The Lesbian, Gay, Bisexual and Transgender community of Philadelphia celebrated a victory Friday when the City Council passed the Equal Benefits Bill — a law giving more rights to same-sex couples.
Contractors and subcontractors hired by the city for projects worth at least $250,000 must now offer benefits such as health coverage to the lifetime partners of employees.
Notably, the bill, which was sponsored by Councilwoman Blondell Reynolds Brown, passed unanimously.
“In the 21st century, the battle for equal rights needs to end with equality being the victor,” Brown said in a statement. “We have an opportunity with this bill to take one more important step to ensure that all Philadelphians who are ‘created equal’ are treated equally. Judging one’s employment benefits due to gender of their life partner is not acceptable in this day and age. Period. We will change that standard through the Equal Benefits Bill.”
The unanimous vote is in contrast to a 1998 case, where there was heated controversy over a bill extending same-sex partner benefits to city workers.
According to a Dec. 3 CBS article, Brown said, “It’s a clear signal that we’ve come a mighty long ways from those days in City Council where there were huge debates, arguments and just fights about giving same-sex partners equal rights.”
Contractors who do not follow the new measure could be banned from bidding on future contracts for up to three years.
Members of the Lambda Alliance — Penn’s umbrella organization for LGBT groups — see the bill pushing LGBT legislation in the right direction.
“Obviously this is really exciting. There are not a lot of employers who are extending same-sex partner benefits but that number is definitely growing,” Corinne Rich, chair of the Lambda Alliance and College junior, said. She added that many companies that do offer same-sex partner benefits are large financial firms and those in a higher tax bracket. Granting benefits is not as financially constraining for those firms, she said, so extending these rights to lower-income class workers is “really great.”
According to Rich, this supports the argument that “money shouldn’t take priority, the priority should be the people that work for them.”

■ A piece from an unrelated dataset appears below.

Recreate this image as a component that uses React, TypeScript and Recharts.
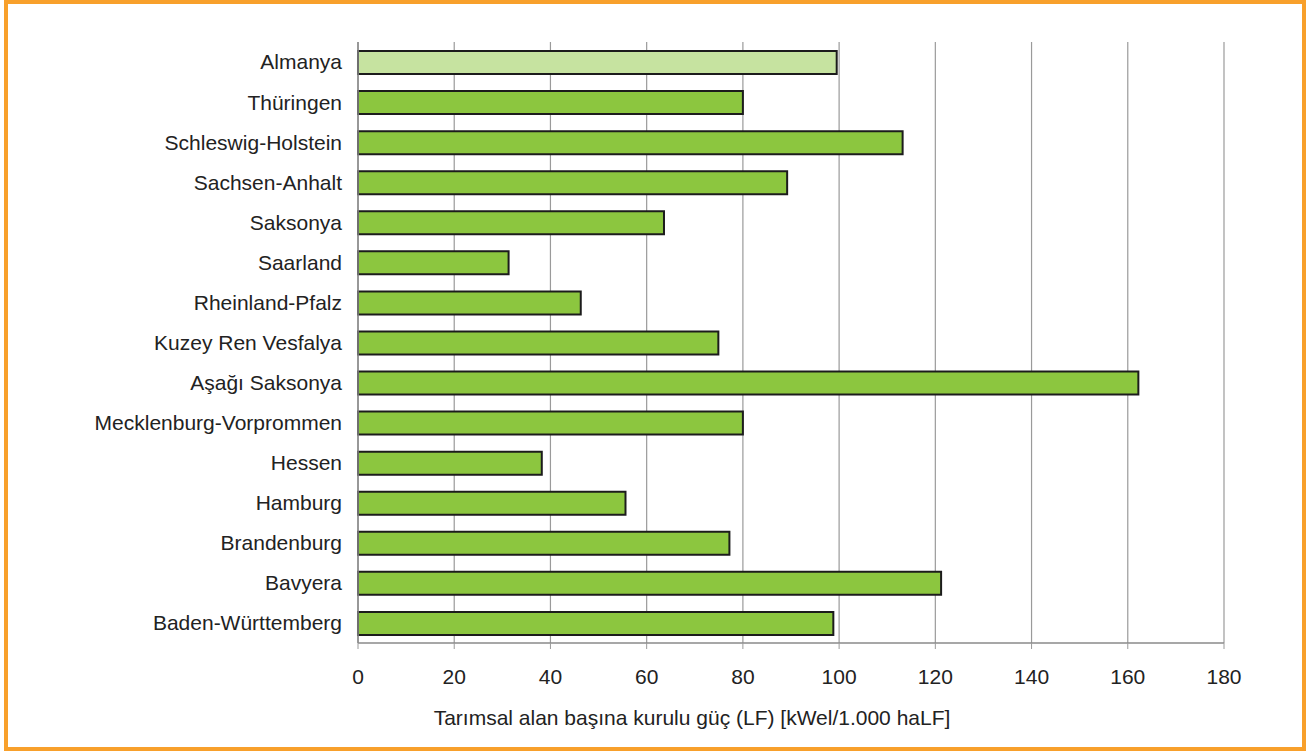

“Kudos to Philadelphia,” she added.
College senior Victor Galli, vice chair for Political Affairs of the Lambda Alliance, attributes this success to a city government that has had growing support for the LGBT community in Philadelphia.
While the bill affects a relatively small group of people, Galli believes the legislation will set an important precedent in municipal policy.
He also explained that the bill has a possible long-term impact on the future of LGBT dialogue in the city, one “that happens all too infrequently in a culture traditionally dominated by hypermasculinity and heterosexism.”
“We can only hope that with this step, inroads can be made in a community that can potentially benefit from these discussions,” he added.